Imagine a Toronto starting lineup featuring Steve Nash, DeMar DeRozan, Alan Anderson, Amir Johnson and Pau Gasol. That's a legitimate threat in the East. Plus, Kyle Lowry's still there to come off the bench in relief of Nash or play alongside him on occasion.
Yes, the Raptors take on about another $12 million next year, but they're far enough under the cap that the added money won't put them into the luxury tax. Besides that, they'll probably make a mint by selling Nash jerseys to his beloved fellow Canadians.

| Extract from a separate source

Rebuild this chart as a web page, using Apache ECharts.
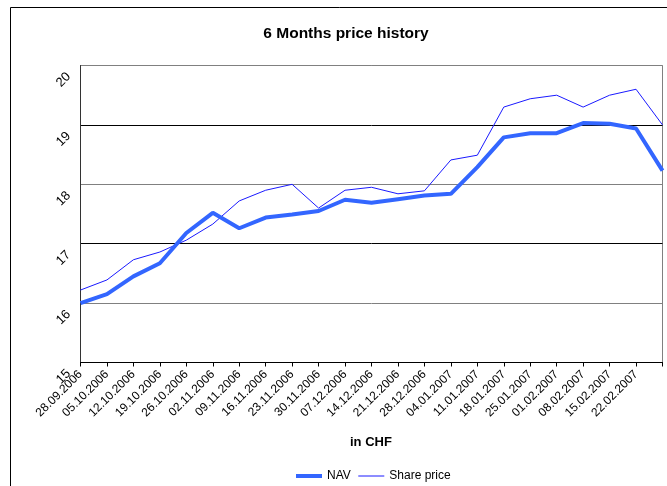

Toronto would be loathe to part with the young duo of Davis and Ross, but if they're getting two bona fide All-Stars in return, they'd be crazy not to do it.
Why L.A. Says Yes
As we've discussed, Gasol just isn't going to work in tandem with Dwight Howard. They play the same position and simply don't complement one another very well. So why not ship Pau out in exchange for help at every single area of need on the roster?
L.A. craves perimeter shooting, which they'd get from Calderon and Bargnani. It also needs to get younger and more athletic, which is where Davis and Ross come in.
Post trade, the Lakers' core looks pretty intriguing. Calderon and Kobe Bryant would start in the backcourt; the wing rotation would feature Metta World Peace and Ross; Davis, Bargnani, Jordan Hill, Earl Clark and Antawn Jamison provide frontcourt depth and Dwight Howard gets to man the middle without Gasol cutting into his minutes.
There's no question that losing Nash would hurt. But he's not playing at an MVP level anymore and he's going to move past his 40th birthday before his contract is up.
This year, the Lakers get younger, deeper and more well-rounded. In the future, they save a little money by finishing the 2013-14 season with only Ross and Bargnani under contract.
It's a bold move that could help the Lakers make a push this year. But its real value might be in the flexibility it allows in the very near future.